Some impressions of Latin American academic feminism as represented in the conference: The colleagues here have no difficulty at all talking about ‘patriarchy’ as the central problem.  Power held by men, and the subordination of women, is a stark reality.  High levels of violence are also a local reality – rape and domestic violence against women, anti-gay violence, and not much relieved by the apparent ending of the civil wars of the recent past.  There is still a lot of deference to theory from Europe and the USA.  There is a very wide range of topics under debate, from identity to human rights to environment.

The conference had ceremonious sessions honouring feminist pioneers in Costa Rica, with speeches by them, and presentation of gifts.  In most sessions there wasn’t much debate on the conference floor - most time was taken by presentations from the platform - though there was certainly a combative tone to some presentations. 

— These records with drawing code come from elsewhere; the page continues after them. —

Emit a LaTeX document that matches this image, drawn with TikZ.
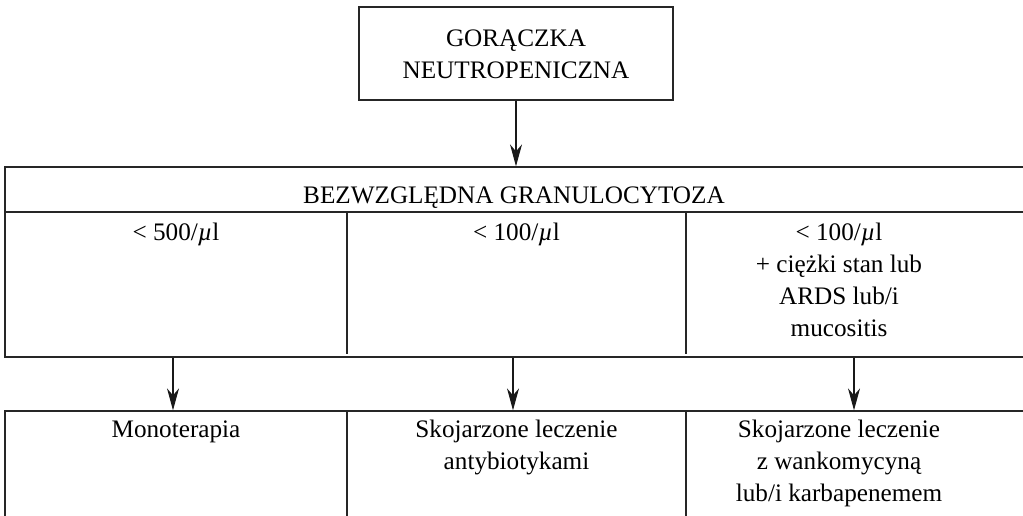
\documentclass[tikz,border=0pt]{standalone}
\usepackage{fontspec}
\setmainfont{Liberation Serif}
\usetikzlibrary{arrows.meta}
\tikzset{
  frame/.style={draw=black!85, line width=1.3pt, rectangle, inner sep=0pt},
  % multi-line texts are placed by the baseline of their last line
  txt/.style={font=\fontsize{25.2}{32}\selectfont, align=center, anchor=base, inner sep=0pt},
  rule/.style={draw=black!85, line width=1.3pt},
  link/.style={draw=black!90, line width=1.3pt, -{Stealth[length=22pt,width=12pt,inset=7pt]}}
}
\newcommand{\perul}{/{\itshape µ}l}
\begin{document}
\begin{tikzpicture}[x=1pt,y=-1pt]
\useasboundingbox (0,0) rectangle (1023,515);

% starting box
\node[frame, minimum width=314pt, minimum height=93pt] (fever) at (516,53.5) {};
\node[txt] (feverT) at (516,78) {GORĄCZKA\\NEUTROPENICZNA};

% granulocyte count table (runs past the right edge)
\node[frame, minimum width=1030pt, minimum height=190pt] (gran) at (520,262) {};
\coordinate (gl) at (5,212);
\coordinate (gr) at (1030,212);
\draw[rule] (gl) -- (gr);
\draw[rule] (347,212) -- (347,354);
\draw[rule] (686,212) -- (686,354);

\node[txt] (granT) at (514,203) {BEZWZGLĘDNA GRANULOCYTOZA};
\node[txt] (c1) at (176,240) {< 500\perul};
\node[txt] (c2) at (516.5,240) {< 100\perul};
\node[txt] (c3) at (839,336) {< 100\perul\\+ ciężki stan lub\\ARDS lub/i\\mucositis};

% treatment table (runs past the right and bottom edges)
\node[frame, minimum width=1030pt, minimum height=114pt] (ther) at (520,468) {};
\draw[rule] (347,411) -- (347,520);
\draw[rule] (686,411) -- (686,520);

\node[txt] (t1) at (176,437) {Monoterapia};
\node[txt] (t2) at (516.5,469) {Skojarzone leczenie\\antybiotykami};
\node[txt] (t3) at (839,501) {Skojarzone leczenie\\z wankomycyną\\lub/i karbapenemem};

% connectors
\coordinate (a1) at (173,0);
\coordinate (a2) at (513,0);
\coordinate (a3) at (854,0);
\draw[link] (fever.south) -- (fever.south |- gran.north);
\draw[link] (gran.south -| a1) -- (ther.north -| a1);
\draw[link] (gran.south -| a2) -- (ther.north -| a2);
\draw[link] (gran.south -| a3) -- (ther.north -| a3);
\end{tikzpicture}
\end{document}
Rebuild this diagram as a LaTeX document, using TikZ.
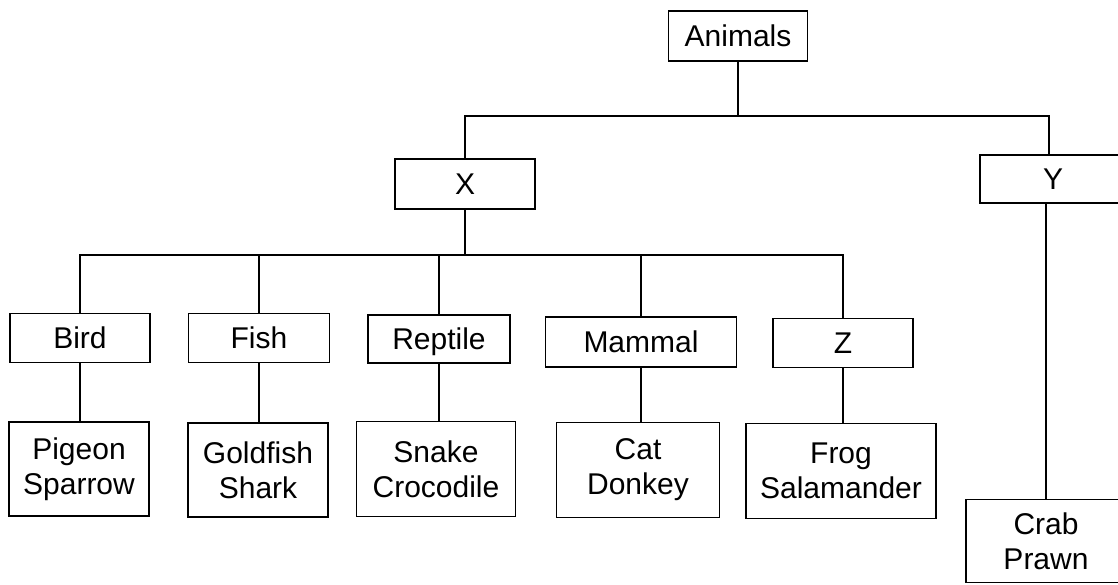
\documentclass[tikz,border=0pt]{standalone}
\usepackage{fontspec}
\setmainfont{Liberation Sans}
\begin{document}
\begin{tikzpicture}[x=1pt,y=1pt,
  box/.style={draw=black, line width=1.9pt, inner sep=0pt, align=center,
    font=\fontsize{30}{35}\selectfont},
  onebox/.style={box, text height=21pt, text depth=0pt},
  conn/.style={draw=black, line width=1.9pt}]
\useasboundingbox (0,0) rectangle (1118,-585);
% level 0
\node[onebox, minimum width=139, minimum height=50] (animals) at (738,-36) {Animals};
% level 1
\node[onebox, minimum width=140, minimum height=50] (X) at (465,-184) {X};
\node[onebox, minimum width=146, minimum height=48] (Y) at (1053,-179) {Y};
% level 2
\node[onebox, minimum width=140, minimum height=49] (bird) at (80,-338) {Bird};
\node[onebox, minimum width=141, minimum height=49] (fish) at (259,-338) {Fish};
\node[onebox, minimum width=142, minimum height=48] (reptile) at (439,-339) {Reptile};
\node[onebox, minimum width=191, minimum height=50] (mammal) at (641,-342) {Mammal};
\node[onebox, minimum width=140, minimum height=49] (Z) at (843,-343) {Z};
% level 3
\node[box, minimum width=140, minimum height=94] (pigeon) at (79,-469) {Pigeon\\Sparrow};
\node[box, minimum width=140, minimum height=94] (goldfish) at (258,-470) {Goldfish\\Shark};
\node[box, minimum width=159, minimum height=95] (snake) at (436,-469) {Snake\\Crocodile};
\node[box, minimum width=163, minimum height=95] (cat) at (638,-470) {Cat\\Donkey};
\node[box, minimum width=190, minimum height=95] (frog) at (841,-471) {Frog\\Salamander};
\node[box, minimum width=160, minimum height=83] (crab) at (1046,-541) {Crab\\Prawn};
% bus coordinates
\coordinate (bus1) at (0,-116);
\coordinate (bus2) at (0,-255);
\coordinate (ytop) at (1049,-155);
% connectors level 0 -> 1
\draw[conn] (animals.south) -- (animals.south |- bus1);
\draw[conn] (X.north) -- (X.north |- bus1) -- (ytop |- bus1) -- (ytop);
% level 1 -> 2
\draw[conn] (X.south) -- (X.south |- bus2);
\draw[conn] (bird.north) -- (bird.north |- bus2) -- (Z.north |- bus2) -- (Z.north);
\draw[conn] (fish.north) -- (fish.north |- bus2);
\draw[conn] (reptile.north) -- (reptile.north |- bus2);
\draw[conn] (mammal.north) -- (mammal.north |- bus2);
% level 2 -> 3
\draw[conn] (bird.south) -- (bird.south |- pigeon.north);
\draw[conn] (fish.south) -- (fish.south |- goldfish.north);
\draw[conn] (reptile.south) -- (reptile.south |- snake.north);
\draw[conn] (mammal.south) -- (mammal.south |- cat.north);
\draw[conn] (Z.south) -- (Z.south |- frog.north);
\draw[conn] (crab.north |- Y.south) -- (crab.north);
\end{tikzpicture}
\end{document}
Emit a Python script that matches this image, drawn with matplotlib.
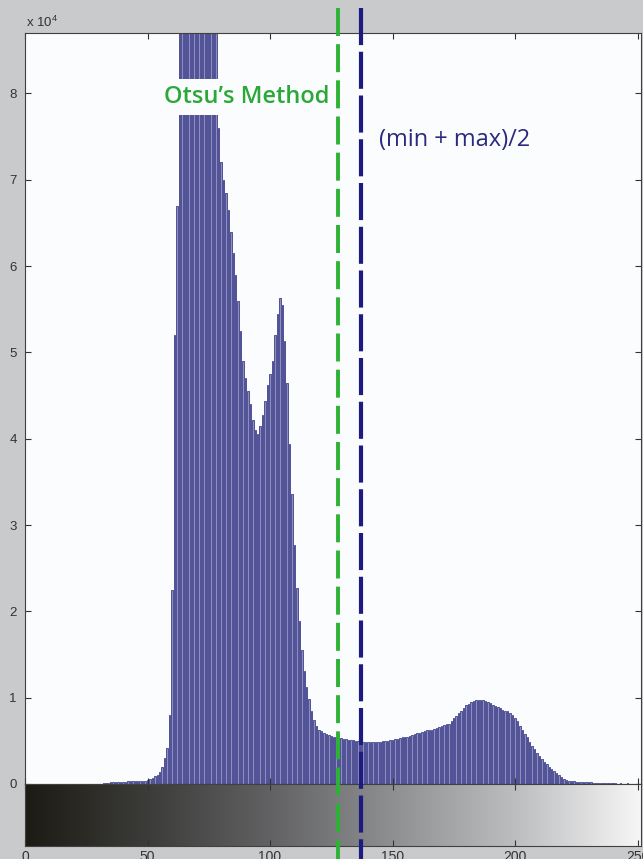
import numpy as np
import matplotlib
matplotlib.use('Agg')
import matplotlib.pyplot as plt
from matplotlib.colors import LinearSegmentedColormap
from matplotlib.lines import Line2D
from matplotlib.transforms import blended_transform_factory

plt.rcParams['font.family'] = ['Liberation Sans', 'DejaVu Sans']
plt.rcParams['mathtext.default'] = 'regular'

# Histogram counts (units of 1e4), one value per grey level 0..255
empty_low = [0.0] * 32                                   # levels 0-31
tail_low = [0.01, 0.01, 0.015, 0.02, 0.02, 0.02, 0.02, 0.025, 0.025,
            0.025, 0.03, 0.03, 0.03, 0.03, 0.035, 0.035, 0.04, 0.04]  # 32-49
rise = [0.05, 0.06, 0.07, 0.09, 0.11, 0.14, 0.2, 0.3, 0.42, 0.8,
        2.25, 5.2, 6.7]                                  # 50-62
# 63-78 run off the top of the axes (ylim 8.7e4)
peak_clipped = [9.0, 9.8, 10.5, 11.1, 11.5, 11.8, 12.0, 11.9, 11.6, 11.2,
                10.7, 10.2, 9.7, 9.3, 9.0, 8.8]
shoulder = [7.6, 7.2, 7.0, 6.85, 6.65, 6.4, 6.15, 5.9, 5.6, 5.25, 4.9,
            4.7, 4.55, 4.4, 4.22, 4.1, 4.05, 4.15, 4.28, 4.44, 4.62]  # 79-99
second_peak = [4.75, 4.9, 5.2, 5.44, 5.63, 5.55, 5.13, 4.65, 3.94, 3.36,
               2.77, 2.27, 1.89, 1.55, 1.31, 1.12, 0.98, 0.84, 0.74, 0.67]  # 100-119
plateau = [0.63, 0.61, 0.59, 0.58, 0.57, 0.56, 0.55, 0.54, 0.53, 0.53,
           0.52, 0.52, 0.51, 0.51, 0.51, 0.50, 0.50, 0.49, 0.49, 0.49,
           0.49, 0.49, 0.49, 0.49, 0.49, 0.49, 0.50, 0.50, 0.50, 0.51,
           0.51, 0.52, 0.52, 0.53, 0.54, 0.55, 0.55, 0.56, 0.57, 0.58,
           0.59, 0.59, 0.60, 0.61, 0.62, 0.62, 0.63, 0.64, 0.65, 0.66,
           0.67, 0.68, 0.69, 0.70, 0.73, 0.76]            # 120-175
bright_hump = [0.79, 0.82, 0.85, 0.88, 0.91, 0.93, 0.95, 0.96, 0.97, 0.97,
               0.97, 0.97, 0.96, 0.95, 0.94, 0.92, 0.90, 0.89, 0.88, 0.86,
               0.85, 0.84]                                # 176-197
falloff = [0.82, 0.80, 0.77, 0.73, 0.67, 0.62, 0.58, 0.54, 0.49, 0.44,
           0.40, 0.36, 0.32, 0.29, 0.26, 0.23, 0.20, 0.17, 0.15, 0.13,
           0.10, 0.08, 0.06, 0.05, 0.04, 0.035, 0.03]    # 198-224
tail_high = [0.025, 0.025, 0.02, 0.02, 0.02, 0.02, 0.02, 0.015, 0.015,
             0.015, 0.015, 0.01, 0.01, 0.01, 0.01, 0.01, 0.01, 0.0, 0.01,
             0.0, 0.0, 0.01, 0.0, 0.0, 0.0, 0.0, 0.0, 0.0, 0.0, 0.0, 0.0]  # 225-255

counts = (empty_low + tail_low + rise + peak_clipped + shoulder + second_peak
          + plateau + bright_hump + falloff + tail_high)
levels = list(range(256))
assert len(counts) == len(levels)

otsu_level = 127.8
midrange_level = 137.1
x_ticks = [0, 50, 100, 150, 200, 250]
y_ticks = [0, 1, 2, 3, 4, 5, 6, 7, 8]

W, H = 643, 859


def px_rect(left, top, right, bottom):
    return [left / W, 1 - bottom / H, (right - left) / W, (bottom - top) / H]


fig = plt.figure(figsize=(W / 100, H / 100), dpi=100, facecolor='#c9cacc')
ax = fig.add_axes(px_rect(25, 33, 641, 784))
cax = fig.add_axes(px_rect(25, 784, 641, 846))

xmax = (641 - 25) / 2.45

# histogram
ax.set_facecolor('#fbfcfe')
ax.bar(levels, counts, width=0.6, color='#8e8ebe', edgecolor='#23237a',
       linewidth=0.5)
ax.set_xlim(0, xmax)
ax.set_ylim(0, 8.7)
ax.set_xticks(x_ticks)
ax.set_yticks(y_ticks)
ax.set_yticklabels([str(t) for t in y_ticks])
ax.tick_params(direction='in', top=True, right=True, length=4, width=0.8,
               labelsize=9.5, pad=6, labelbottom=False, colors='#333333')
for s in ax.spines.values():
    s.set_color('#404040')
    s.set_linewidth(0.8)

# grey-level ramp under the histogram
ramp = LinearSegmentedColormap.from_list(
    'ramp', ['#1c1b14', '#3c3c3a', '#626264', '#8f9092', '#bdbec0', '#f6f6f6'])
cax.imshow(np.array(levels)[None, :], aspect='auto', cmap=ramp,
           extent=[0, xmax, 0, 1])
cax.set_xlim(0, xmax)
cax.set_ylim(0, 1)
cax.set_yticks([])
cax.set_xticks(x_ticks)
cax.set_xticklabels([str(t) for t in x_ticks])
cax.tick_params(direction='in', top=True, length=4, width=0.8,
                labelsize=10, pad=3, colors='#333333')
for s in cax.spines.values():
    s.set_color('#404040')
    s.set_linewidth(0.8)

# threshold markers (span whole figure height)
trans = blended_transform_factory(ax.transData, fig.transFigure)
fig.add_artist(Line2D([otsu_level, otsu_level], [1 - 8 / H, 0], transform=trans,
                      color='#2db236', lw=2.8, linestyle=(0, (7.2, 2.1)),
                      zorder=5))
fig.add_artist(Line2D([midrange_level, midrange_level], [1 - 8 / H, 0],
                      transform=trans, color='#1c1c80', lw=3.0,
                      linestyle=(0, (8.9, 1.6)), zorder=5))

fig.text(247 / W, 1 - 97 / H, 'Otsu\u2019s Method', family=['Open Sans', 'DejaVu Sans'],
         fontsize=17, weight='semibold', color='#2aa838', ha='center', va='center',
         zorder=4, bbox=dict(boxstyle='square,pad=0.25', fc='#fbfcfe', ec='none'))
fig.text(455 / W, 1 - 140 / H, '(min + max)/2', family=['Open Sans', 'DejaVu Sans'],
         fontsize=17, color='#2b2a7e', ha='center', va='center', zorder=4)

fig.text(26 / W, 1 - 27 / H, r'x 10$^{4}$', fontsize=9.5, color='#333333',
         ha='left', va='baseline')

fig.savefig('out.png', dpi=100, facecolor=fig.get_facecolor())
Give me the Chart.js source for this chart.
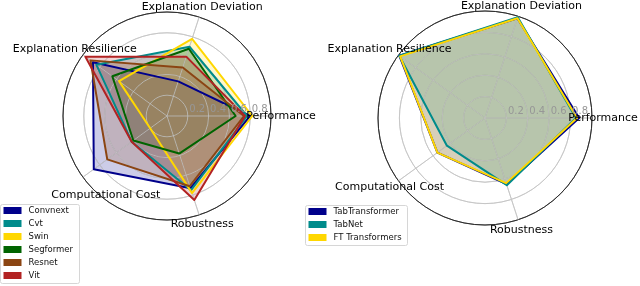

My plenary talk was about Southern perspectives on gender questions, encouraging people to recognize the scale and value of feminist thought across the global South, including the new patterns of transnational feminist networks.  The questions raised in the discussion time included racial inequalities, the concept of the 'South', the specificity of Latin America, the languages of colonialism, the conditions of production of knowledge, the relation of academic feminism to women outside the university world, and the uses of knowledge by social movements.

The day before my plenary, I truanted from the conference, went to the University of Costa Rica, and gave a talk on ‘Understanding transsexuality’ hosted by the psychology dept and a regional LGBT rights organization CIPAC, about 80 people came.  A transsexual/ transgender support group came to the talk and I had afternoon tea with them, a great meeting that exchanged some tough stories of survival.  The local estimate of a travesti’s expectation of life is about 32.